## Records shown
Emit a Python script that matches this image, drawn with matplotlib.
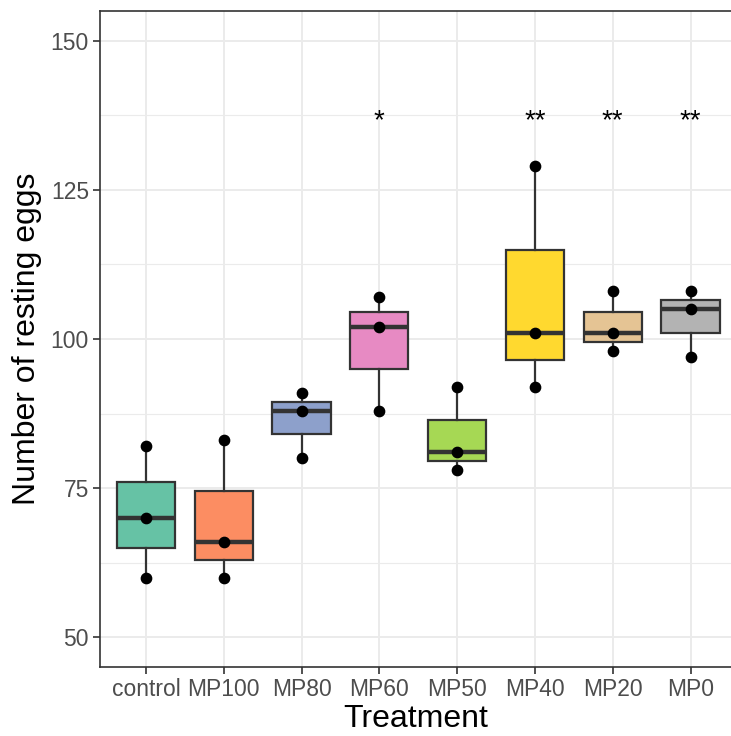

--

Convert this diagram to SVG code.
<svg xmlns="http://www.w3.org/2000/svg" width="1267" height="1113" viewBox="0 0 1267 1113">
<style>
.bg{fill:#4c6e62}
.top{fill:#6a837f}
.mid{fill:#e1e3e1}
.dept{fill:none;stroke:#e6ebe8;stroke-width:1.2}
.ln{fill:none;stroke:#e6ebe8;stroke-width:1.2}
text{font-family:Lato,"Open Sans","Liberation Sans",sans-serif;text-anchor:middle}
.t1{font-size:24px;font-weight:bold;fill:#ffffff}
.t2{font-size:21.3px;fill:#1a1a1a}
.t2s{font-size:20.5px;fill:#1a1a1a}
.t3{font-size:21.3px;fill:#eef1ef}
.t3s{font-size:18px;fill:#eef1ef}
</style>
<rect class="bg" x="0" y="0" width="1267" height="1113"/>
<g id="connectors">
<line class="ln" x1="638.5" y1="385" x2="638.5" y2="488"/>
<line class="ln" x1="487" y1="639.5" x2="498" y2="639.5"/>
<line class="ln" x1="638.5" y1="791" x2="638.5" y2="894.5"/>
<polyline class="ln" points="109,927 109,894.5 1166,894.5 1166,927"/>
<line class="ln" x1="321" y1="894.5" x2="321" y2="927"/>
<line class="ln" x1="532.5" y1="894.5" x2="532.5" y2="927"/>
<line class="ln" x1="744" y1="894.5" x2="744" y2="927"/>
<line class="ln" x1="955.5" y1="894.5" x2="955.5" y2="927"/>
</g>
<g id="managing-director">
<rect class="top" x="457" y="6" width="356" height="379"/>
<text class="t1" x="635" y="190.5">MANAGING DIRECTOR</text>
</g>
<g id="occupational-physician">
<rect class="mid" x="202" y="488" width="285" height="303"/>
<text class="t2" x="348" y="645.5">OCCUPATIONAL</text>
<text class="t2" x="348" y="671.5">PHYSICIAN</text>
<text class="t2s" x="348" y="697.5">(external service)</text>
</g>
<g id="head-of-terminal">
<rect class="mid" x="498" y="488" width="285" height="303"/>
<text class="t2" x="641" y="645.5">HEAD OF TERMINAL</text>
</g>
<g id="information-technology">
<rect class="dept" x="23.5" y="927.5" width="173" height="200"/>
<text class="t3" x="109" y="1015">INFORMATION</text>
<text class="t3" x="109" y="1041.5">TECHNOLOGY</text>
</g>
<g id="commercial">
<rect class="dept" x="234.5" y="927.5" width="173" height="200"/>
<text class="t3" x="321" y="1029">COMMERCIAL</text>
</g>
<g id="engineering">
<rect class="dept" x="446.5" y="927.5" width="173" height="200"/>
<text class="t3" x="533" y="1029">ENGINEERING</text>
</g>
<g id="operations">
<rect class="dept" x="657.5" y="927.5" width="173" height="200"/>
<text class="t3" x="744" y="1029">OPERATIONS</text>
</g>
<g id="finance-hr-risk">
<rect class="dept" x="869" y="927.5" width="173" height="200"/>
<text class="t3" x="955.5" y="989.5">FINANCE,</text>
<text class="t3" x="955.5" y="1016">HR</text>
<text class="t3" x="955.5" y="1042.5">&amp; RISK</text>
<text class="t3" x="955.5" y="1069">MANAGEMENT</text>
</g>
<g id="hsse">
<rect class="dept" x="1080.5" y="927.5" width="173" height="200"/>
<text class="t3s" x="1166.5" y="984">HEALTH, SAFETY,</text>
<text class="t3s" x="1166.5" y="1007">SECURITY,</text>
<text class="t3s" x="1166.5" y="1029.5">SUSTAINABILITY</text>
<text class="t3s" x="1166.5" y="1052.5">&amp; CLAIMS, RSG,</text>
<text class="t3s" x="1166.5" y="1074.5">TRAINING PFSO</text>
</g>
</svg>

## Task goal
Copy out the lines that hold "this".

## Solution to the problem
Emit a Python script that matches this image, drawn with matplotlib.
Convert this diagram to SVG code.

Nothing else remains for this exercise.